BBC Moneybox - contactless hiccups

Ian Batten igb at
Mon May 20 15:51:16 BST 2013

On 20 May 2013, at 14:07, Ian Mason <ukcrypto at> wrote:

> On May 20, 2013, at 10:49 AM, Chris Edwards wrote:
>> On Mon, 20 May 2013, Roland Perry wrote:
>>> What if the contactless credit card is adjacent to an Oyster or ITSO card in
>>> your wallet?
>> $workplace uses a mifare card based entry system (wave your wallet
>> containing card at door reader).  Last year, I started frequently having
>> problems opening doors.  Then I realised this was due to my bank having
>> issued a new visa card, which has the "pay-by-wave" logo (looks a bit like
>> a WiFi symbol).  Removing this visa card from my wallet reinstated by
>> ability to open doors.
>> I had some idea the protocols specifically catered for multiple cards, and
>> that the door card reader would be able to "select" the card it wants to
>> talk to.  But if so, this doesn't seem to work very well (for me).
> There are several collision avoidance mechanisms for RFID cards.
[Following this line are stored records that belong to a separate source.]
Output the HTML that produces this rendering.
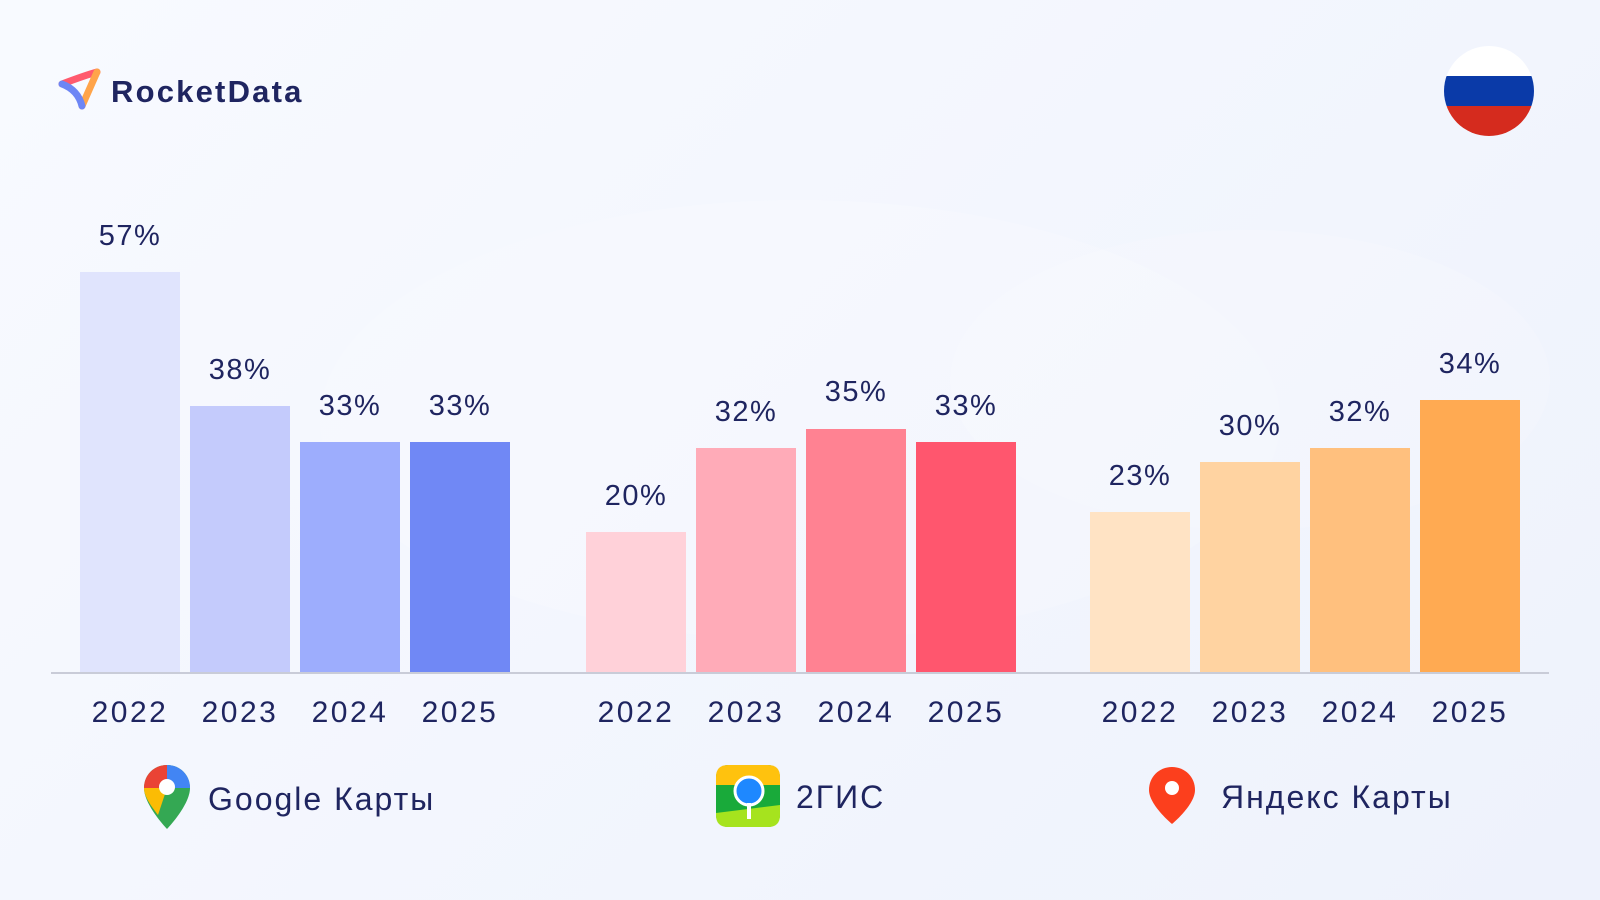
<!DOCTYPE html>
<html><head><meta charset="utf-8"><style>
body{margin:0}
#c{position:relative;width:1600px;height:900px;overflow:hidden;background:linear-gradient(135deg,#f8faff 0%,#eef2fc 100%);font-family:"Liberation Sans","DejaVu Sans",sans-serif;color:#1f2560}
.b{position:absolute;width:100px;bottom:228px}
.l{position:absolute;width:110px;margin-left:-5px;text-align:center;font-size:29px;letter-spacing:1.5px}
.y{position:absolute;width:130px;margin-left:-5px;text-align:center;font-size:30px;top:696px;letter-spacing:2.5px}
.t{position:absolute;font-size:32px;letter-spacing:2px}
</style></head><body><div id="c">
<svg style="position:absolute;left:0;top:0" width="1600" height="900">
<ellipse cx="800" cy="420" rx="480" ry="220" fill="#fff" opacity="0.18"/>
<ellipse cx="1250" cy="380" rx="300" ry="150" fill="#fff" opacity="0.15"/>
<line x1="51" y1="673" x2="1549" y2="673" stroke="#c9ccd8" stroke-width="2"/>
<path d="M62 84 Q86 75 97 72" stroke="#ff5a6e" stroke-width="7" fill="none" stroke-linecap="round"/>
<path d="M97 72 L82 106" stroke="#ffa44a" stroke-width="7" fill="none" stroke-linecap="round"/>
<path d="M62 84 Q78 90 82 106" stroke="#6d86f5" stroke-width="7" fill="none" stroke-linecap="round"/>
<clipPath id="f"><circle cx="1489" cy="91" r="45"/></clipPath>
<g clip-path="url(#f)"><rect x="1440" y="40" width="100" height="36" fill="#fff"/><rect x="1440" y="76" width="100" height="30" fill="#0a3aa8"/><rect x="1440" y="106" width="100" height="40" fill="#d52b1e"/></g>
<g transform="translate(144,765)">
<path d="M23 0 C10 0 0 10 0 23 C0 40 23 64 23 64 C23 64 46 40 46 23 C46 10 36 0 23 0Z" fill="#34a853"/>
<path d="M23 0 C10 0 0 10 0 23 L23 23Z" fill="#ea4335"/>
<path d="M23 0 C36 0 46 10 46 23 L23 23Z" fill="#4285f4"/>
<path d="M0 23 C0 32 8 42 14 50 L23 23Z" fill="#fbbc04"/>
<circle cx="23" cy="22" r="8" fill="#fff"/></g>
<g transform="translate(716,765)">
<rect width="64" height="62" rx="12" fill="#19aa3a"/>
<path d="M0 12 Q0 0 12 0 L52 0 Q64 0 64 12 L64 20 L0 20Z" fill="#ffc20e"/>
<path d="M0 48 L64 40 L64 50 Q64 62 52 62 L12 62 Q0 62 0 50Z" fill="#a6e31e"/>
<circle cx="33" cy="26" r="14" fill="#1e88ff" stroke="#fff" stroke-width="3"/>
<rect x="31" y="38" width="4" height="16" fill="#fff"/></g>
<g transform="translate(1149,767)">
<path d="M23 0 C10 0 0 10 0 23 C0 38 23 57 23 57 C23 57 46 38 46 23 C46 10 36 0 23 0Z" fill="#fc3f1d"/>
<circle cx="23" cy="21" r="7" fill="#fff"/></g>
</svg>
<div style="position:absolute;left:111px;top:74px;font-size:31px;font-weight:bold;letter-spacing:2.2px">RocketData</div>

<div class="b" style="left:80px;height:400px;background:#e0e4fd"></div>
<div class="b" style="left:190px;height:266px;background:#c4cbfc"></div>
<div class="b" style="left:300px;height:230px;background:#9dadfd"></div>
<div class="b" style="left:410px;height:230px;background:#7088f5"></div>
<div class="b" style="left:586px;height:140px;background:#ffd1d9"></div>
<div class="b" style="left:696px;height:224px;background:#ffabb8"></div>
<div class="b" style="left:806px;height:243px;background:#ff8292"></div>
<div class="b" style="left:916px;height:230px;background:#ff566e"></div>
<div class="b" style="left:1090px;height:160px;background:#ffe3c4"></div>
<div class="b" style="left:1200px;height:210px;background:#ffd3a1"></div>
<div class="b" style="left:1310px;height:224px;background:#ffc07e"></div>
<div class="b" style="left:1420px;height:272px;background:#ffaa52"></div>

<div class="l" style="left:80px;top:220px">57%</div>
<div class="l" style="left:190px;top:354px">38%</div>
<div class="l" style="left:300px;top:390px">33%</div>
<div class="l" style="left:410px;top:390px">33%</div>
<div class="l" style="left:586px;top:480px">20%</div>
<div class="l" style="left:696px;top:396px">32%</div>
<div class="l" style="left:806px;top:376px">35%</div>
<div class="l" style="left:916px;top:390px">33%</div>
<div class="l" style="left:1090px;top:460px">23%</div>
<div class="l" style="left:1200px;top:410px">30%</div>
<div class="l" style="left:1310px;top:396px">32%</div>
<div class="l" style="left:1420px;top:348px">34%</div>

<div class="y" style="left:70px">2022</div><div class="y" style="left:180px">2023</div><div class="y" style="left:290px">2024</div><div class="y" style="left:400px">2025</div>
<div class="y" style="left:576px">2022</div><div class="y" style="left:686px">2023</div><div class="y" style="left:796px">2024</div><div class="y" style="left:906px">2025</div>
<div class="y" style="left:1080px">2022</div><div class="y" style="left:1190px">2023</div><div class="y" style="left:1300px">2024</div><div class="y" style="left:1410px">2025</div>

<div class="t" style="left:208px;top:781px">Google Карты</div>
<div class="t" style="left:796px;top:779px">2ГИС</div>
<div class="t" style="left:1221px;top:779px">Яндекс Карты</div>
</div></body></html>
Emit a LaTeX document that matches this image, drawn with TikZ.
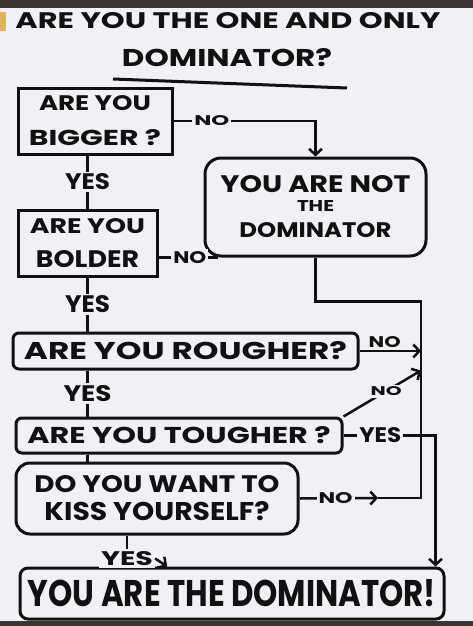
\documentclass[tikz,border=0pt]{standalone}
\usepackage{fontspec}
\setmainfont{Poppins}
\usepackage{graphicx}
\usepackage{xcolor}
\usetikzlibrary{positioning,calc,arrows.meta}

\definecolor{paper}{HTML}{F1F1F5}
\definecolor{frame}{HTML}{3A3532}
\definecolor{tape}{HTML}{E3B455}
\definecolor{ink}{HTML}{111111}

% hand lettering: width, cap height, text
\newcommand{\hw}[3]{\resizebox{#1pt}{#2pt}{\bfseries #3}}

\begin{document}
\begin{tikzpicture}[x=1pt, y=-1pt, ink,
  qbox/.style={draw=ink, line width=3pt, inner sep=0pt, align=center, text=ink},
  rbox/.style={qbox, rounded corners=#1},
  conn/.style={draw=ink, line width=2.5pt},
  arr/.style={-{Straight Barb[length=6pt,width=13pt]}},
  lbl/.style={fill=paper, inner sep=2pt, text=ink}]
  \useasboundingbox (0,0) rectangle (473,626);

  % Paper and photo edges
  \fill[paper] (0,0) rectangle (473,626);
  \fill[frame] (0,0) rectangle (473,8);
  \fill[frame] (0,621) rectangle (473,626);
  \fill[tape] (0,12) rectangle (6,31);

  % Title
  \node (title1) at (228,21) {\hw{425}{16}{ARE YOU THE ONE AND ONLY}};
  \node (title2) at (227,58) {\hw{210}{18}{DOMINATOR?}};
  \draw[line width=3pt] (113,79) -- (347,88);

  % Question boxes
  \node[qbox, minimum width=154, minimum height=66, font=\fontsize{10}{35}\selectfont] (q1) at (95,121)
    {\hw{112}{15}{ARE YOU}\\\hw{132}{16}{BIGGER ?}};
  \node[rbox=16pt, minimum width=221, minimum height=98, font=\fontsize{10}{22}\selectfont] (notdom) at (315.5,207)
    {\hw{190}{17}{YOU ARE NOT}\\[-3pt]\hw{37}{11}{THE}\\[4pt]\hw{152}{15}{DOMINATOR}};
  \node[qbox, minimum width=139, minimum height=66, font=\fontsize{10}{34}\selectfont] (q2) at (87.5,243)
    {\hw{115}{15}{ARE YOU}\\\hw{103}{17}{BOLDER}};
  \node[rbox=6pt, minimum width=345, minimum height=36] (q3) at (185.5,351)
    {\hw{323}{18}{ARE YOU ROUGHER?}};
  \node[rbox=6pt, minimum width=326, minimum height=35] (q4) at (179,435.5)
    {\hw{303}{17}{ARE YOU TOUGHER ?}};
  \node[rbox=14pt, minimum width=282, minimum height=71, font=\fontsize{10}{28}\selectfont] (q5) at (157,498.5)
    {\hw{245}{17}{DO YOU WANT TO}\\\hw{225}{19}{KISS YOURSELF?}};
  \node[rbox=8pt, minimum width=424, minimum height=51] (dom) at (232,593.5)
    {\hw{408}{27}{YOU ARE THE DOMINATOR!}};

  % Free ends of the NO trunk
  \coordinate (nojoin) at (421,498);
  \coordinate (notip) at (378,498);

  % YES chain
  \draw[conn] (q1.south -| q2.north) -- node[lbl] {\hw{45}{16}{YES}} (q2.north);
  \draw[conn] (q2.south) -- node[lbl] {\hw{45}{17}{YES}} (q2.south |- q3.north);
  \draw[conn] (q2.south |- q3.south) -- node[lbl] {\hw{48}{16}{YES}} (q2.south |- q4.north);
  \draw[conn] (q2.south |- q4.south) -- (q2.south |- q5.north);
  \node[lbl] (y5) at ($(q5.south)+(-30,23)$) {\hw{52}{14}{YES}};
  \draw[conn] (q5.south -| y5.north) -- (y5.north);
  \draw[conn, arr] (y5.east) -- ($(y5.east |- dom.north)+(12,0)$);

  % NO branches
  \draw[conn, arr] (q1.east) -- node[lbl, pos=.27] {\hw{35}{10}{NO}} (q1.east -| notdom.north) -- (notdom.north);
  \draw[conn] (q2.east |- notdom.south) -- node[lbl, pos=.53] {\hw{33}{12}{NO}} ($(notdom.south west)+(14,0)$);
  \draw[conn] (notdom.south) -- ++(0,44) -| (nojoin) -- (notip);
  \draw[conn, arr] (q3.east) -- node[lbl, above, pos=.41] {\hw{32}{11}{NO}} (q3.east -| nojoin);
  \draw[conn, arr] (q4.north east) -- node[lbl, pos=.55] {\hw{31}{9}{NO}} ($(q4.north east -| nojoin)+(0,-46)$);
  \draw[conn, arr] (q5.east) -- node[lbl, pos=.46] {\hw{34}{11}{NO}} (notip);

  % YES past the trunk
  \draw[conn, arr] (q4.east) -- node[lbl, pos=.4] {\hw{42}{15}{YES}} ++(92,0) -- ($(dom.north east)+(-10,0)$);
\end{tikzpicture}
\end{document}
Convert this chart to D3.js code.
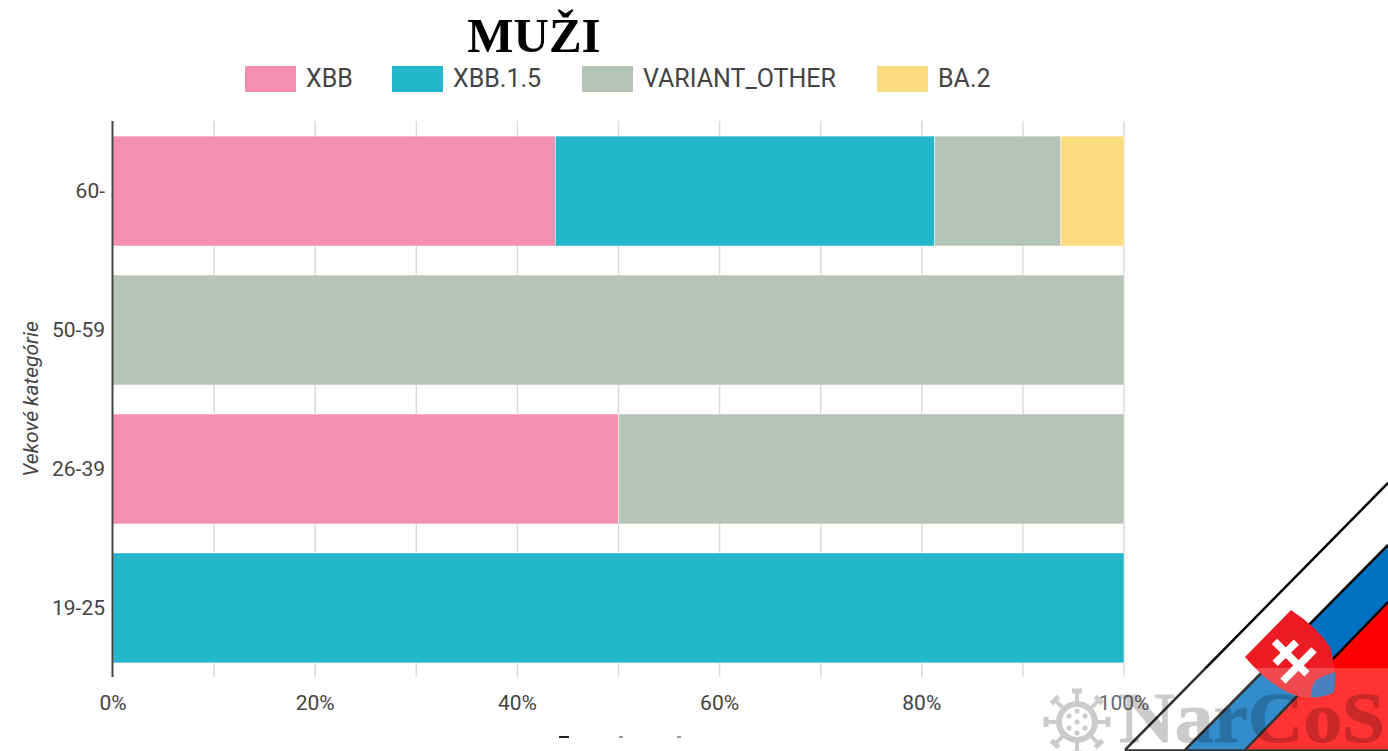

The commonest uses a tree walk strategy where the reader gradually enumerates the possible serial number space by repeatedly transmitting a request for cards with a defined serial number prefix to reply and lengthening the prefix at every attempt.

> This method has the undesirable property that it leaks all but the last bit of the serial number of the card it is reading. 

Surely it only leaks the common initial substring?  Yes, in the limit that is, as you say, n-1 bits of an n bit serial, but on average it will be substantially less than that, depending on how the serial numbers are allocated.